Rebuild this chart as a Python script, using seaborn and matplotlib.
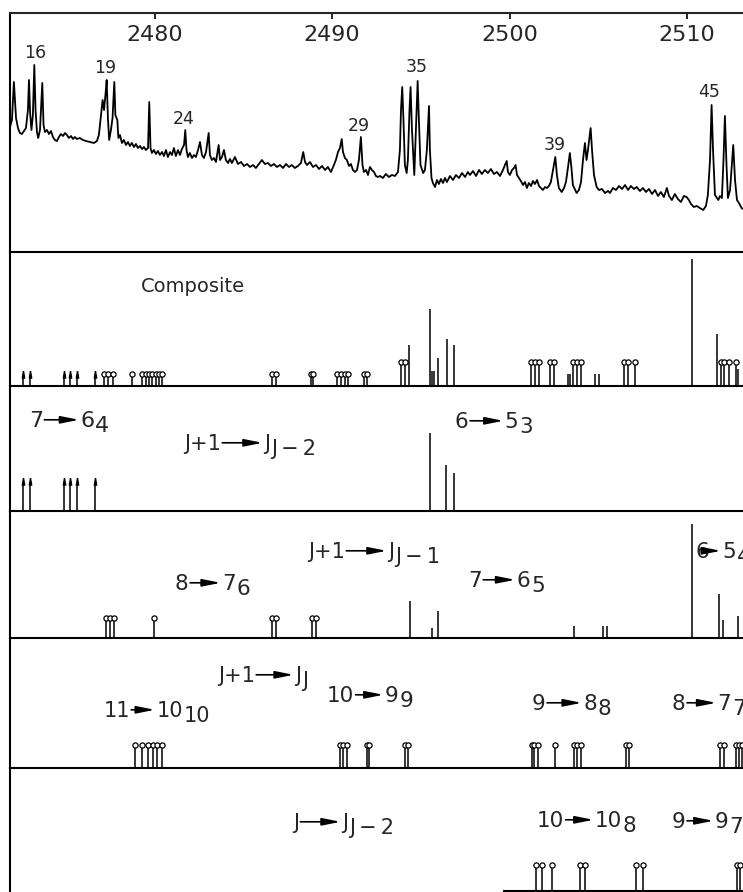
import matplotlib

matplotlib.use("Agg")
import matplotlib.pyplot as plt
import seaborn as sns

sns.set_theme(style="white")
plt.rcParams["font.family"] = ["DejaVu Sans"]

WAVENUMBER_RANGE = (2471.84, 2513.16)
TICK_VALUES = [2480, 2490, 2500, 2510]

# observed spectrum (top trace), intensity in arbitrary units above the panel floor
SPECTRUM_WAVENUMBER = [
    2471.84, 2471.95, 2472.06, 2472.18, 2472.29, 2472.40, 2472.51, 2472.63, 2472.74, 2472.85,
    2472.91, 2472.97, 2473.05, 2473.13, 2473.21, 2473.28, 2473.36, 2473.43, 2473.53, 2473.66,
    2473.73, 2473.81, 2473.92, 2474.04, 2474.15, 2474.26, 2474.37, 2474.49, 2474.60, 2474.71,
    2474.83, 2474.94, 2475.05, 2475.16, 2475.28, 2475.39, 2475.50, 2475.61, 2475.78, 2475.95,
    2476.12, 2476.35, 2476.57, 2476.74, 2476.85, 2476.97, 2477.06, 2477.14, 2477.22, 2477.29,
    2477.36, 2477.43, 2477.53, 2477.62, 2477.72, 2477.78, 2477.89, 2477.95, 2478.04, 2478.15,
    2478.26, 2478.38, 2478.49, 2478.60, 2478.71, 2478.83, 2478.94, 2479.05, 2479.17, 2479.28,
    2479.39, 2479.50, 2479.62, 2479.69, 2479.76, 2479.84, 2479.95, 2480.07, 2480.18, 2480.29,
    2480.41, 2480.52, 2480.63, 2480.74, 2480.86, 2480.97, 2481.08, 2481.19, 2481.31, 2481.42,
    2481.53, 2481.65, 2481.72, 2481.79, 2481.87, 2481.98, 2482.10, 2482.21, 2482.32, 2482.44,
    2482.55, 2482.66, 2482.77, 2482.89, 2483.04, 2483.11, 2483.22, 2483.34, 2483.45, 2483.60,
    2483.68, 2483.79, 2483.90, 2484.01, 2484.13, 2484.24, 2484.35, 2484.52, 2484.69, 2484.86,
    2485.03, 2485.20, 2485.37, 2485.54, 2485.70, 2485.87, 2486.04, 2486.21, 2486.38, 2486.55,
    2486.72, 2486.89, 2487.06, 2487.23, 2487.40, 2487.57, 2487.73, 2487.90, 2488.07, 2488.24,
    2488.37, 2488.47, 2488.58, 2488.75, 2488.92, 2489.09, 2489.26, 2489.43, 2489.60, 2489.76,
    2489.93, 2490.10, 2490.21, 2490.33, 2490.44, 2490.54, 2490.61, 2490.72, 2490.83, 2490.95,
    2491.06, 2491.17, 2491.29, 2491.40, 2491.51, 2491.62, 2491.71, 2491.79, 2491.91, 2492.02,
    2492.13, 2492.24, 2492.36, 2492.47, 2492.58, 2492.70, 2492.86, 2493.03, 2493.20, 2493.37,
    2493.54, 2493.71, 2493.82, 2493.88, 2493.95, 2494.02, 2494.10, 2494.20, 2494.27, 2494.36,
    2494.42, 2494.50, 2494.63, 2494.72, 2494.82, 2494.89, 2494.98, 2495.13, 2495.23, 2495.34,
    2495.46, 2495.51, 2495.60, 2495.68, 2495.80, 2495.91, 2496.02, 2496.13, 2496.25, 2496.36,
    2496.47, 2496.64, 2496.81, 2496.98, 2497.15, 2497.32, 2497.49, 2497.65, 2497.77, 2497.94,
    2498.11, 2498.28, 2498.44, 2498.61, 2498.78, 2498.95, 2499.12, 2499.29, 2499.46, 2499.63,
    2499.74, 2499.84, 2499.91, 2500.02, 2500.14, 2500.25, 2500.34, 2500.42, 2500.53, 2500.64,
    2500.76, 2500.87, 2500.98, 2501.09, 2501.21, 2501.32, 2501.43, 2501.55, 2501.66, 2501.77,
    2501.88, 2502.00, 2502.11, 2502.22, 2502.33, 2502.45, 2502.58, 2502.67, 2502.78, 2502.94,
    2503.07, 2503.18, 2503.29, 2503.40, 2503.49, 2503.57, 2503.78, 2503.91, 2504.03, 2504.14,
    2504.25, 2504.34, 2504.42, 2504.57, 2504.65, 2504.76, 2504.91, 2505.04, 2505.21, 2505.38,
    2505.55, 2505.66, 2505.83, 2506.00, 2506.17, 2506.34, 2506.51, 2506.68, 2506.84, 2507.01,
    2507.17, 2507.35, 2507.52, 2507.69, 2507.86, 2508.03, 2508.20, 2508.37, 2508.53, 2508.70,
    2508.87, 2508.99, 2509.15, 2509.32, 2509.49, 2509.66, 2509.83, 2509.98, 2510.11, 2510.23,
    2510.39, 2510.56, 2510.73, 2510.92, 2511.07, 2511.18, 2511.30, 2511.39, 2511.47, 2511.58,
    2511.77, 2511.86, 2511.97, 2512.06, 2512.14, 2512.23, 2512.31, 2512.43, 2512.51, 2512.61,
    2512.71, 2512.82, 2512.93, 2513.08, 2513.16,
]
SPECTRUM_INTENSITY = [
    125, 132, 170, 134, 124, 119, 118, 121, 124, 142,
    172, 140, 122, 137, 187, 142, 120, 114, 122, 169,
    127, 120, 122, 118, 121, 115, 112, 111, 115, 118,
    116, 119, 117, 114, 116, 113, 115, 113, 114, 112,
    111, 110, 109, 111, 117, 137, 152, 142, 157, 172,
    134, 112, 122, 134, 170, 137, 132, 114, 117, 109,
    112, 107, 110, 106, 109, 105, 108, 104, 106, 103,
    105, 102, 104, 150, 104, 99, 102, 98, 101, 97,
    100, 96, 102, 95, 100, 97, 104, 96, 102, 97,
    103, 107, 122, 102, 95, 99, 94, 97, 95, 102,
    110, 97, 94, 100, 119, 97, 92, 94, 90, 107,
    92, 95, 102, 92, 89, 93, 89, 95, 88, 90,
    86, 88, 85, 87, 84, 88, 92, 88, 89, 86,
    88, 85, 87, 84, 88, 85, 87, 84, 86, 89,
    100, 90, 87, 90, 85, 87, 83, 86, 82, 85,
    80, 87, 92, 100, 104, 113, 100, 94, 92, 86,
    88, 82, 80, 82, 92, 115, 87, 80, 82, 77,
    85, 82, 80, 76, 75, 76, 74, 78, 75, 77,
    76, 80, 102, 142, 165, 132, 87, 79, 92, 142,
    165, 122, 77, 122, 171, 132, 87, 79, 82, 102,
    146, 102, 74, 69, 65, 72, 68, 73, 69, 74,
    70, 76, 72, 77, 74, 79, 75, 80, 77, 81,
    76, 82, 78, 82, 79, 83, 78, 80, 76, 82,
    87, 91, 80, 77, 82, 84, 87, 77, 74, 71,
    67, 70, 64, 69, 66, 71, 68, 72, 66, 64,
    62, 65, 64, 66, 70, 82, 95, 77, 64, 60,
    64, 70, 84, 99, 84, 67, 59, 62, 70, 92,
    109, 92, 102, 124, 102, 77, 65, 62, 63, 59,
    61, 59, 64, 62, 66, 63, 67, 62, 66, 63,
    65, 61, 64, 60, 63, 58, 62, 56, 60, 55,
    64, 56, 52, 58, 53, 50, 56, 55, 52, 48,
    45, 46, 44, 42, 46, 57, 92, 147, 102, 57,
    52, 56, 54, 92, 136, 87, 54, 62, 82, 107,
    72, 52, 49, 44, 43,
]
PEAK_NUMBERS = ["16", "19", "24", "29", "35", "39", "45"]

# J+1 -> J(J-2) band head lines (drawn with arrows)
ARROW_LINES = [2472.55, 2472.95, 2474.91, 2475.25, 2475.59, 2476.63]
ARROW_HEIGHT_COMPOSITE = 14
ARROW_HEIGHT_BAND = 32

# composite: circled lines and plain lines
COMPOSITE_CIRCLES = [
    2477.15, 2477.38, 2477.63, 2478.73, 2479.26, 2479.49, 2479.67, 2479.86, 2480.05, 2480.25,
    2480.42, 2486.59, 2486.83, 2488.79, 2488.94, 2490.25, 2490.48, 2490.72, 2490.91, 2491.81,
    2491.95, 2493.86, 2494.10, 2501.21, 2501.43, 2501.67, 2502.28, 2502.52, 2503.59, 2503.78,
    2504.01, 2506.45, 2506.69, 2507.07, 2511.90, 2512.09, 2512.37, 2512.76,
]
COMPOSITE_CIRCLE_HEIGHTS = [12] * 21 + [24] * 17
COMPOSITE_LINES = [
    2494.35, 2495.51, 2495.64, 2495.74, 2495.98, 2496.45, 2496.85, 2503.32, 2503.43,
    2504.81, 2505.06, 2510.27, 2511.71, 2512.89,
]
COMPOSITE_LINE_HEIGHTS = [41, 77, 15, 15, 28, 47, 41, 12, 12, 12, 12, 127, 52, 17]

# J+1 -> J(J-2)
JM2_LINES = [2495.51, 2496.42, 2496.89]
JM2_LINE_HEIGHTS = [78, 46, 38]

# J+1 -> J(J-1)
JM1_CIRCLES = [2477.25, 2477.48, 2477.70, 2479.97, 2486.59, 2486.82, 2488.85, 2489.07]
JM1_CIRCLE_HEIGHT = 20
JM1_LINES = [2494.41, 2495.65, 2495.94, 2503.63, 2505.28, 2505.47, 2510.28, 2511.78, 2512.05, 2512.89]
JM1_LINE_HEIGHTS = [37, 10, 27, 12, 12, 12, 114, 44, 18, 22]

# J+1 -> J(J)
JJ_CIRCLES = [
    2478.88, 2479.26, 2479.63, 2479.88, 2480.11, 2480.39, 2490.44, 2490.63, 2490.82, 2491.95,
    2492.09, 2494.10, 2494.29, 2501.25, 2501.39, 2501.58, 2502.56, 2503.63, 2503.82, 2504.01,
    2506.56, 2506.75, 2511.86, 2512.09, 2512.76, 2512.95, 2513.08,
]
JJ_CIRCLE_HEIGHT = 23

# J -> J(J-2)
Q_CIRCLES = [2501.47, 2501.81, 2502.37, 2503.97, 2504.25, 2507.11, 2507.54, 2512.80, 2512.99]
Q_CIRCLE_HEIGHT = 26
Q_BASELINE_START = 2499.63

ARROW_MARK = [(0, 1.6), (-0.45, -1.0), (0.45, -1.0), (0, 1.6)]
LABEL_ARROW = dict(arrowstyle="-|>,head_length=1.1,head_width=0.22", color="black",
                   lw=1.2, shrinkA=1, shrinkB=1, mutation_scale=10)
THIN = "\u2009"

fig = plt.figure(figsize=(7.43, 8.92), dpi=100)


def make_panel(top, bottom, ylim):
    ax = fig.add_axes([10 / 743, 1 - bottom / 892, 733 / 743, (bottom - top) / 892])
    ax.set_xlim(*WAVENUMBER_RANGE)
    ax.set_ylim(*ylim)
    ax.set_xticks([])
    ax.set_yticks([])
    for side in ("top", "right"):
        ax.spines[side].set_visible(False)
    for side in ("left", "bottom"):
        ax.spines[side].set_linewidth(1.5)
        ax.spines[side].set_color("black")
    ax.patch.set_alpha(0)
    return ax


def stems(ax, xs, heights, lw=1.1):
    ax.vlines(xs, 0, heights, colors="black", linewidth=lw)


def circles(ax, xs, heights):
    stems(ax, xs, heights)
    sns.scatterplot(x=xs, y=heights, ax=ax, marker="o", s=14, color="white",
                    edgecolor="black", linewidth=0.9, zorder=3, legend=False)


def arrows(ax, xs, tip):
    stems(ax, xs, [tip - 3] * len(xs))
    ax.plot(xs, [tip - 3.2] * len(xs), ls="none", marker=ARROW_MARK, ms=6, color="black")


def transition(ax, x, y, left, right, sub, size=15.5, gap=26):
    t1 = ax.text(x, y, left, fontsize=size, ha="left", va="baseline")
    t2 = ax.annotate(right, xy=(1, 0), xycoords=t1, xytext=(gap, 0),
                     textcoords="offset points", fontsize=size, ha="left", va="bottom")
    ax.annotate(sub, xy=(1, 0), xycoords=t2, xytext=(0.5, -3.6),
                textcoords="offset points", fontsize=size, ha="left", va="bottom")
    ax.annotate("", xy=(0, 0.56), xycoords=t2, xytext=(1, 0.56), textcoords=t1,
                arrowprops=LABEL_ARROW)


def j_sub(offset):
    return "J" + THIN + "\u2212" + THIN + offset


# observed spectrum
ax = make_panel(13, 252, (0, 239))
ax.spines["top"].set_visible(True)
ax.spines["top"].set_linewidth(1.5)
sns.lineplot(x=SPECTRUM_WAVENUMBER, y=SPECTRUM_INTENSITY, ax=ax, sort=False,
             estimator=None, color="black", linewidth=1.3)
ax.xaxis.tick_top()
ax.set_xticks(TICK_VALUES)
ax.set_xticklabels([str(t) for t in TICK_VALUES])
ax.tick_params(axis="x", direction="in", length=4, width=1.4, pad=-23, labelsize=16)
peak_spots = [(2473.25, 199), (2477.19, 184), (2481.65, 133), (2491.51, 126),
              (2494.78, 185), (2502.56, 107), (2511.24, 160)]
for label, (px, py) in zip(PEAK_NUMBERS, peak_spots):
    ax.text(px, py, label, fontsize=12.5, ha="center", va="center")

# composite
ax = make_panel(252, 386, (0, 134))
arrows(ax, ARROW_LINES, ARROW_HEIGHT_COMPOSITE)
stems(ax, COMPOSITE_LINES, COMPOSITE_LINE_HEIGHTS)
circles(ax, COMPOSITE_CIRCLES, COMPOSITE_CIRCLE_HEIGHTS)
ax.text(2482.15, 100, "Composite", fontsize=14, ha="center", va="center")

# J+1 -> J(J-2)
ax = make_panel(386, 511, (0, 125))
arrows(ax, ARROW_LINES, ARROW_HEIGHT_BAND)
stems(ax, JM2_LINES, JM2_LINE_HEIGHTS)
transition(ax, 2472.90, 84, "7", "6", "4", 16, 27)
transition(ax, 2481.65, 61, "J+1", "J", j_sub("2"), 15, 31)
transition(ax, 2496.92, 83, "6", "5", "3")

# J+1 -> J(J-1)
ax = make_panel(511, 638, (0, 127))
circles(ax, JM1_CIRCLES, [JM1_CIRCLE_HEIGHT] * len(JM1_CIRCLES))
stems(ax, JM1_LINES, JM1_LINE_HEIGHTS)
transition(ax, 2488.64, 80, "J+1", "J", j_sub("1"), 15, 31)
transition(ax, 2481.14, 48, "8", "7", "6", 15.5, 24)
transition(ax, 2497.66, 51, "7", "6", "5", 15.5, 25)
transition(ax, 2510.51, 80, "6", "5", "4", 15.5, 9)

# J+1 -> J(J)
ax = make_panel(638, 768, (0, 130))
circles(ax, JJ_CIRCLES, [JJ_CIRCLE_HEIGHT] * len(JJ_CIRCLES))
transition(ax, 2483.56, 86, "J+1", "J", "J", 15, 29)
transition(ax, 2477.10, 51, "11", "10", "10", 15, 19)
transition(ax, 2489.71, 66, "10", "9", "9", 15.5, 22)
transition(ax, 2501.26, 58, "9", "8", "8", 15.5, 27)
transition(ax, 2509.15, 58, "8", "7", "7", 15.5, 23)

# J -> J(J-2)
ax = make_panel(768, 892, (-1, 123))
ax.spines["bottom"].set_visible(False)
ax.hlines(0, Q_BASELINE_START, WAVENUMBER_RANGE[1], colors="black", linewidth=1.5)
circles(ax, Q_CIRCLES, [Q_CIRCLE_HEIGHT] * len(Q_CIRCLES))
transition(ax, 2487.79, 62, "J", "J", j_sub("2"), 15, 31)
transition(ax, 2501.55, 64, "10", "10", "8", 15.5, 22)
transition(ax, 2509.15, 63, "9", "9", "7", 15.5, 21)

fig.savefig("out.png", dpi=100)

> Written request:
Starting with the first line of the data above and ending with the line containing "TICK_VALUES = [2480, 2490, 2500, 2510]", please restate every line exactly, leaving images out.

> Result below:
Rebuild this chart as a Python script, using seaborn and matplotlib.
import matplotlib

matplotlib.use("Agg")
import matplotlib.pyplot as plt
import seaborn as sns

sns.set_theme(style="white")
plt.rcParams["font.family"] = ["DejaVu Sans"]

WAVENUMBER_RANGE = (2471.84, 2513.16)
TICK_VALUES = [2480, 2490, 2500, 2510]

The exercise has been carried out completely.